Exercise-induced bronchoconstriction occurs in 80 to 90 percent of children with asthma and can interfere with activities important for social and physical development. Current recommendations for prevention of exercise-induced bronchoconstriction include administration of short-acting beta2-adrenergic agonists or cromolyn before exercise. Montelukast, a leukotriene receptor antagonist, increases ciliary activity and decreases mucus secretion, venopermeability and eosinophil migration into airways mucosa. Kemp and associates conducted a randomized, double-blind, placebo-controlled crossover study of the effects of montelukast on exercise-induced bronchoconstriction in children with asthma.
The 25 children in the study ranged in age from six to 14 years. They received either montelukast (given in a 5-mg chewable tablet) or placebo once daily in the evening for two days before the exercise challenge. A standardized treadmill exercise challenge was performed approximately 20 to 24 hours after the second dose. Spirometry measurements were obtained 20 and five minutes before the exercise challenge and then at five, 10, 15, 30, 45, 60 and, if necessary, 75 and 90 minutes after exercise.
When compared with placebo, montelukast was associated with a significant reduction in the maximum percentage of fall in the forced expiratory volume in one second (FEV1). Moreover, the time until recovery was shorter following administration of montelukast, although the difference between montelukast and placebo did not reach statistical significance. Fourteen adverse clinical events were noted (eight in the placebo treatment period and six in the montelukast treatment period). All of them were transient and self-limited.

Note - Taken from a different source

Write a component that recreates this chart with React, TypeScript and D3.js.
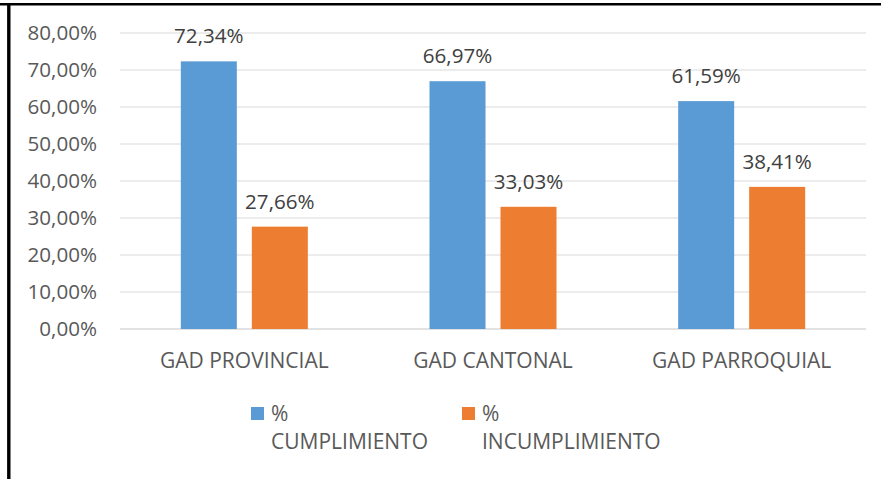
import React from "react";
import * as d3 from "d3";

const categories = ["GAD PROVINCIAL", "GAD CANTONAL", "GAD PARROQUIAL"];
const cumplimiento = [72.34, 66.97, 61.59];
const incumplimiento = [27.66, 33.03, 38.41];
const seriesNames = ["% CUMPLIMIENTO", "% INCUMPLIMIENTO"];
const yTicks = [0, 10, 20, 30, 40, 50, 60, 70, 80];

const COLORS = ["#5b9bd5", "#ed7d31"];
const FONT = "'Open Sans', sans-serif";

const fmt = (v: number) => v.toFixed(2).replace(".", ",") + "%";

export default function App() {
  const W = 881, H = 479;
  const left = 120, right = 866, top = 33, bottom = 329;
  const x = d3.scaleBand<string>().domain(categories).range([left, right]).paddingInner(0).paddingOuter(0);
  const y = d3.scaleLinear().domain([0, 80]).range([bottom, top]);
  const barW = 56, gap = 15;
  const series = [cumplimiento, incumplimiento];

  return (
    <svg width={W} height={H} style={{ position: "absolute", left: 0, top: 0, background: "#fff" }}>
      <rect x={0} y={0} width={W} height={H} fill="#fff" />
      {yTicks.map((t) => (
        <g key={t}>
          <line x1={left} x2={right} y1={y(t)} y2={y(t)} stroke="#d9d9d9" strokeWidth={t === 0 ? 1.5 : 1.2} />
          <text x={97} y={y(t)} dy="0.36em" textAnchor="end" fontFamily={FONT} fontSize={20.6} fill="#595959">
            {t.toFixed(2).replace(".", ",") + "%"}
          </text>
        </g>
      ))}
      {categories.map((c, i) => {
        const cx = x(c)! + x.bandwidth() / 2;
        return (
          <g key={c}>
            {series.map((s, k) => {
              const bx = k === 0 ? cx - gap / 2 - barW : cx + gap / 2;
              return (
                <g key={k}>
                  <rect x={bx} y={y(s[i])} width={barW} height={bottom - y(s[i])} fill={COLORS[k]} />
                  <text x={bx + barW / 2} y={y(s[i]) - 18} textAnchor="middle" fontFamily={FONT} fontSize={20.6} fill="#404040">
                    {fmt(s[i])}
                  </text>
                </g>
              );
            })}
            <text x={cx} y={368} textAnchor="middle" fontFamily={FONT} fontSize={21} fill="#595959">
              {c}
            </text>
          </g>
        );
      })}
      {seriesNames.map((n, k) => {
        const lx = k === 0 ? 251 : 462;
        const [p, rest] = [n.split(" ")[0], n.split(" ")[1]];
        return (
          <g key={n}>
            <rect x={lx} y={407} width={13} height={13} fill={COLORS[k]} />
            <text x={lx + 20} y={421} fontFamily={FONT} fontSize={21} fill="#595959">{p}</text>
            <text x={lx + 20} y={449} fontFamily={FONT} fontSize={21} fill="#595959">{rest}</text>
          </g>
        );
      })}
      <line x1={0} x2={W} y1={4.2} y2={4.2} stroke="#000" strokeWidth={2.6} />
      <line x1={8.8} x2={8.8} y1={3} y2={H} stroke="#000" strokeWidth={3.4} />
    </svg>
  );
}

The authors conclude that montelukast protects against exercise-induced bronchoconstriction throughout the course of a once-daily dosing interval. This therapeutic effect has also been documented in adults during a 12-week treatment period. Montelukast did not, however, provide complete protection against exercise-induced bronchoconstriction in the children studied, as has been reported in previous studies of albuterol and salmeterol. Continuous use of the latter medications has been associated with tolerance. Cromolyn and nedocromil have also demonstrated protection against exercise-induced bronchoconstriction when either agent is administered 15 to 30 minutes before exercise. Beclomethasone has also been shown to provide protection against mild exercise-induced bronchoconstriction in children after one and two months of therapy, but tolerance to the protective effect also developed after three months of therapy.